Double the misery

UN refugee agency reports that 88 Pakistani nationals have been deported from Sri Lanka since the first of August.


Editorial September 04, 2014

A Sri Lankan court on September 1 ruled that the Sri Lankan authorities were right to seek the expulsion of a group of Pakistani asylum seekers, saying that they were a threat to the public health and security of the island state. The state in making its case to the court appealed against an earlier ruling that suspended the deportation, saying that there was evidence that the asylum seekers were bringing malaria into the country — patently nonsensical as malaria is not transmissible human-to-human only by the bite of an infected mosquito — and that they were ‘committing crimes’. Pakistani asylum seekers who end up in Sri Lanka have not had an easy time of it, and many of them are members of the Ahmadi community, which has been persecuted in Pakistan for decades and is discriminated against constitutionally. The Ahmadis are by nature peaceful and whilst it is not impossible that they are involved in crime in Sri Lanka, it seems unlikely to be anything on the scale of organised crime.

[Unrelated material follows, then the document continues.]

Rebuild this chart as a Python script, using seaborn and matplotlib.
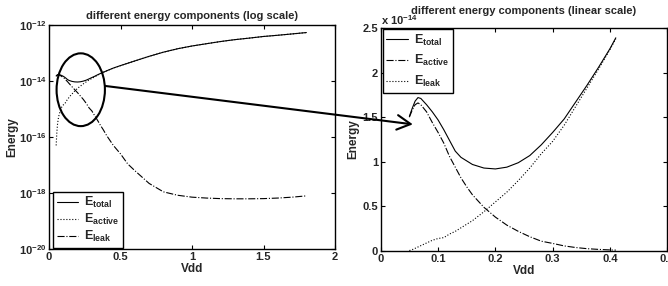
import numpy as np
import pandas as pd
import matplotlib
matplotlib.use("Agg")
import matplotlib.pyplot as plt
import seaborn as sns
from matplotlib.patches import Ellipse, ConnectionPatch
from matplotlib.ticker import FixedLocator, FuncFormatter, NullLocator

# supply voltage (V)
vdd = [0.05, 0.055, 0.06, 0.065, 0.07, 0.08, 0.09, 0.10, 0.11, 0.12, 0.13, 0.14,
       0.15, 0.16, 0.18, 0.20, 0.22, 0.24, 0.26, 0.28, 0.30, 0.32, 0.34, 0.36,
       0.38, 0.40, 0.41, 0.45, 0.5, 0.55, 0.6, 0.7, 0.8, 0.9, 1.0, 1.1, 1.2,
       1.3, 1.4, 1.5, 1.6, 1.7, 1.8]

# energies in units of 1e-14 J
e_total = [1.51, 1.60, 1.68, 1.72, 1.71, 1.64, 1.56, 1.47, 1.36, 1.24, 1.12, 1.05,
           1.01, 0.97, 0.93, 0.92, 0.94, 0.99, 1.07, 1.19, 1.33, 1.48, 1.67, 1.86,
           2.06, 2.27, 2.39, 2.9, 3.55, 4.3, 5.2, 7.6, 10.7, 14.2, 17.8, 21.4, 25.7,
           30.0, 34.0, 38.9, 43.0, 48.0, 53.7]
e_active = [0.005, 0.015, 0.03, 0.045, 0.06, 0.09, 0.12, 0.14, 0.15, 0.19, 0.22, 0.26,
            0.30, 0.34, 0.44, 0.55, 0.66, 0.79, 0.93, 1.09, 1.23, 1.41, 1.62, 1.83,
            2.04, 2.26, 2.38, 2.89, 3.54, 4.3, 5.2, 7.6, 10.7, 14.2, 17.8, 21.4, 25.7,
            30.0, 34.0, 38.9, 43.0, 48.0, 53.7]
e_leak = [1.50, 1.58, 1.64, 1.66, 1.64, 1.56, 1.44, 1.33, 1.21, 1.06, 0.94, 0.82,
          0.72, 0.63, 0.49, 0.38, 0.29, 0.22, 0.16, 0.11, 0.085, 0.057, 0.039, 0.026,
          0.018, 0.012, 0.010, 0.005, 0.0025, 0.0011, 6.3e-4, 2.2e-4, 1.1e-4, 8.3e-5,
          7.1e-5, 6.6e-5, 6.3e-5, 6.2e-5, 6.2e-5, 6.3e-5, 6.6e-5, 7.1e-5, 7.9e-5]

unit = 1e-14
df = pd.DataFrame({
    "Vdd": vdd,
    "total": np.array(e_total) * unit,
    "active": np.array(e_active) * unit,
    "leak": np.array(e_leak) * unit,
})
df_zoom = df[df["Vdd"] <= 0.41]

sns.set_theme(style="ticks")
plt.rcParams.update({
    "font.family": ["Liberation Sans", "DejaVu Sans"],
    "font.weight": "bold",
    "mathtext.fontset": "custom",
    "mathtext.rm": "Liberation Sans:bold",
    "mathtext.it": "Liberation Sans:bold",
    "mathtext.bf": "Liberation Sans:bold",
    "mathtext.default": "bf",
    "axes.edgecolor": "black",
    "axes.linewidth": 1.0,
})

fig = plt.figure(figsize=(6.68, 2.86), dpi=100)
ax1 = fig.add_axes([49 / 668, 37 / 286, 286 / 668, 224 / 286])
ax2 = fig.add_axes([380.7 / 668, 35 / 286, 286.7 / 668, 223 / 286])

# log-scale panel
for col, label, ls in [("total", r"$E_{total}$", "-"),
                       ("active", r"$E_{active}$", ":"),
                       ("leak", r"$E_{leak}$", "-.")]:
    sns.lineplot(data=df, x="Vdd", y=col, ax=ax1, color="black", linestyle=ls,
                 linewidth=0.8, label=label, sort=False, estimator=None)

# linear-scale panel (legend kept as in the original figure)
for col, label, ls in [("total", r"$E_{total}$", "-"),
                       ("leak", r"$E_{active}$", "-."),
                       ("active", r"$E_{leak}$", ":")]:
    sns.lineplot(data=df_zoom, x="Vdd", y=col, ax=ax2, color="black", linestyle=ls,
                 linewidth=0.8, label=label, sort=False, estimator=None)

ax1.set_yscale("log")
ax1.set_xlim(0, 2)
ax1.set_ylim(1e-20, 1e-12)
ax1.yaxis.set_major_locator(FixedLocator([1e-20, 1e-18, 1e-16, 1e-14, 1e-12]))
ax1.yaxis.set_minor_locator(NullLocator())
ax1.yaxis.set_major_formatter(FuncFormatter(lambda v, p: r"$10^{%d}$" % int(round(np.log10(v)))))
ax1.xaxis.set_major_locator(FixedLocator([0, 0.5, 1, 1.5, 2]))
ax1.xaxis.set_major_formatter(FuncFormatter(lambda v, p: "%g" % v))

ax2.set_xlim(0, 0.5)
ax2.set_ylim(0, 2.5e-14)
ax2.xaxis.set_major_locator(FixedLocator([0, 0.1, 0.2, 0.3, 0.4, 0.5]))
ax2.xaxis.set_major_formatter(FuncFormatter(lambda v, p: "%g" % round(v, 2)))
ax2.yaxis.set_major_locator(FixedLocator(np.arange(0, 2.51, 0.5) * unit))
ax2.yaxis.set_major_formatter(FuncFormatter(lambda v, p: "%g" % round(v / unit, 2)))
ax2.text(0.0, 1.005, r"x $10^{-14}$", transform=ax2.transAxes, ha="left", va="bottom",
         fontsize=8, fontweight="bold")

for ax, title, tpad, ypad in [(ax1, "different energy components (log scale)", 4, 0),
                              (ax2, "different energy components (linear scale)", 10, 2)]:
    ax.tick_params(which="both", direction="in", top=True, right=True, bottom=True,
                   left=True, length=3, width=0.8, labelsize=8, pad=2, color="black")
    ax.set_title(title, fontsize=8, fontweight="bold", pad=tpad)
    ax.set_xlabel("Vdd", fontsize=8.5, fontweight="bold", labelpad=1)
    ax.set_ylabel("Energy", fontsize=8.5, fontweight="bold", labelpad=ypad)
    for s in ax.spines.values():
        s.set_color("black")
        s.set_linewidth(1.0)

leg1 = ax1.legend(loc="lower left", bbox_to_anchor=(0.014, 0.004), borderaxespad=0,
                  fancybox=False, edgecolor="black", framealpha=1, fontsize=9,
                  handlelength=1.7, handletextpad=0.5, labelspacing=0.15, borderpad=0.3)
leg2 = ax2.legend(loc="upper left", bbox_to_anchor=(0.007, 0.996), borderaxespad=0,
                  fancybox=False, edgecolor="black", framealpha=1, fontsize=9,
                  handlelength=1.7, handletextpad=0.5, labelspacing=0.45, borderpad=0.3)
for leg in (leg1, leg2):
    leg.get_frame().set_linewidth(1.0)

# ellipse around the low-voltage region and arrow to the zoomed panel
ax1.add_patch(Ellipse((0.111, 0.711), 0.169, 0.325, transform=ax1.transAxes,
                      fill=False, ec="black", lw=1.5, clip_on=False))
con = ConnectionPatch(xyA=(0.196, 0.728), coordsA=ax1.transAxes,
                      xyB=(0.056, 1.42e-14), coordsB=ax2.transData,
                      arrowstyle="->,head_length=0.65,head_width=0.35",
                      mutation_scale=15, lw=1.5, color="black", shrinkA=0, shrinkB=0)
fig.add_artist(con)

fig.savefig("out.png", dpi=100)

The asylum seekers are now open to deportation, back to the country which many of those of them who are Ahmadi had good cause to flee. The very fact that they have attracted attention to themselves by going to Sri Lanka is a virtual guarantee that they will be on the receiving end of some unwelcome attention when they arrive back in Pakistan — they will have been doubly cursed by virtue of their faith. The United Nations refugee agency reports that 88 Pakistani nationals have been deported since the first of August in what it claims is a breach of international law. There are another 75 awaiting deportation. The UN is adamant that those claiming asylum for reasons of religious persecution must have their cases particularly closely investigated. Unfortunately, for the asylum seekers Sri Lanka is not a signatory to the 1951 UN Refugee Convention — a fact most will be unaware of before they took flight. These people got no protection in Pakistan, and are being ejected from Sri Lanka on the thinnest of pretexts. Injustice knows no bounds.

Published in The Express Tribune, September 5th, 2014.